# [AIM]
Copy out the listing that follows, exact in every word, and skip the images.

# [SOURCE MATERIAL]
####
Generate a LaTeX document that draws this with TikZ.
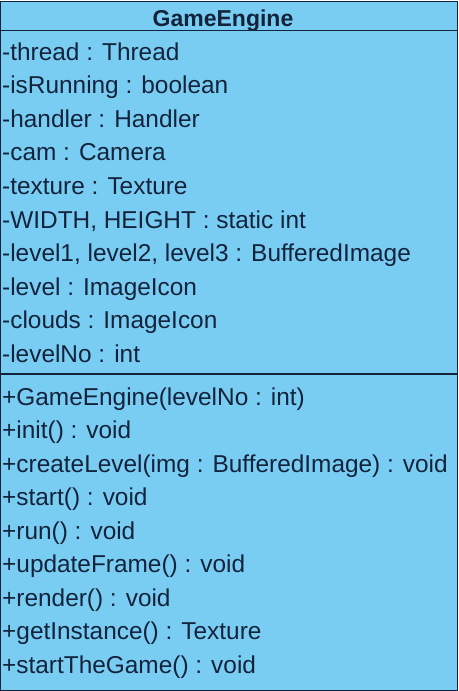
\documentclass[tikz,border=0pt]{standalone}
\usepackage{fontspec}
\setmainfont{Liberation Sans}
\definecolor{classfill}{HTML}{7ACDF2}
\definecolor{ink}{HTML}{13233C}
\begin{document}
\begin{tikzpicture}[x=1pt,y=-1pt,
  member/.style={anchor=base west,inner sep=0pt,text=ink,font=\fontsize{24.4}{27}\selectfont},
  title/.style={anchor=base,inner sep=0pt,text=ink,font=\fontsize{23}{25}\selectfont\bfseries},
  rule/.style={draw=ink,line width=1.6pt}]
\useasboundingbox (0,0) rectangle (458,691);
% class box
\draw[fill=classfill,draw=ink,line width=1pt] (0.5,1) rectangle (457.5,690.5);
\node[title] (name) at (223,26) {GameEngine};
\draw[rule] (0.5,30.5) -- (457.5,30.5);
% attributes
\foreach \t [count=\i from 0] in {%
  -thread : Thread,%
  -isRunning : boolean,%
  -handler : Handler,%
  -cam : Camera,%
  -texture : Texture,%
  {-WIDTH, HEIGHT : static int},%
  {-level1, level2, level3 : BufferedImage},%
  -level : ImageIcon,%
  -clouds : ImageIcon,%
  -levelNo : int}
  \node[member] (attr\i) at (2,60+33.6*\i) {\t};
\draw[rule] (0.5,374) -- (457.5,374);
% operations
\foreach \t [count=\i from 0] in {%
  +GameEngine(levelNo : int),%
  +init() : void,%
  +createLevel(img : BufferedImage) : void,%
  +start() : void,%
  +run() : void,%
  +updateFrame() : void,%
  +render() : void,%
  +getInstance() : Texture,%
  +startTheGame() : void}
  \node[member] (op\i) at (2,405+33.5*\i) {\t};
\end{tikzpicture}
\end{document}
####
# [REPLY TO THE EXERCISE]
Generate a LaTeX document that draws this with TikZ.
\documentclass[tikz,border=0pt]{standalone}
\usepackage{fontspec}
\setmainfont{Liberation Sans}
\definecolor{classfill}{HTML}{7ACDF2}
\definecolor{ink}{HTML}{13233C}
\begin{document}
\begin{tikzpicture}[x=1pt,y=-1pt,
  member/.style={anchor=base west,inner sep=0pt,text=ink,font=\fontsize{24.4}{27}\selectfont},
  title/.style={anchor=base,inner sep=0pt,text=ink,font=\fontsize{23}{25}\selectfont\bfseries},
  rule/.style={draw=ink,line width=1.6pt}]
\useasboundingbox (0,0) rectangle (458,691);
% class box
\draw[fill=classfill,draw=ink,line width=1pt] (0.5,1) rectangle (457.5,690.5);
\node[title] (name) at (223,26) {GameEngine};
\draw[rule] (0.5,30.5) -- (457.5,30.5);
% attributes
\foreach \t [count=\i from 0] in {%
  -thread : Thread,%
  -isRunning : boolean,%
  -handler : Handler,%
  -cam : Camera,%
  -texture : Texture,%
  {-WIDTH, HEIGHT : static int},%
  {-level1, level2, level3 : BufferedImage},%
  -level : ImageIcon,%
  -clouds : ImageIcon,%
  -levelNo : int}
  \node[member] (attr\i) at (2,60+33.6*\i) {\t};
\draw[rule] (0.5,374) -- (457.5,374);
% operations
\foreach \t [count=\i from 0] in {%
  +GameEngine(levelNo : int),%
  +init() : void,%
  +createLevel(img : BufferedImage) : void,%
  +start() : void,%
  +run() : void,%
  +updateFrame() : void,%
  +render() : void,%
  +getInstance() : Texture,%
  +startTheGame() : void}
  \node[member] (op\i) at (2,405+33.5*\i) {\t};
\end{tikzpicture}
\end{document}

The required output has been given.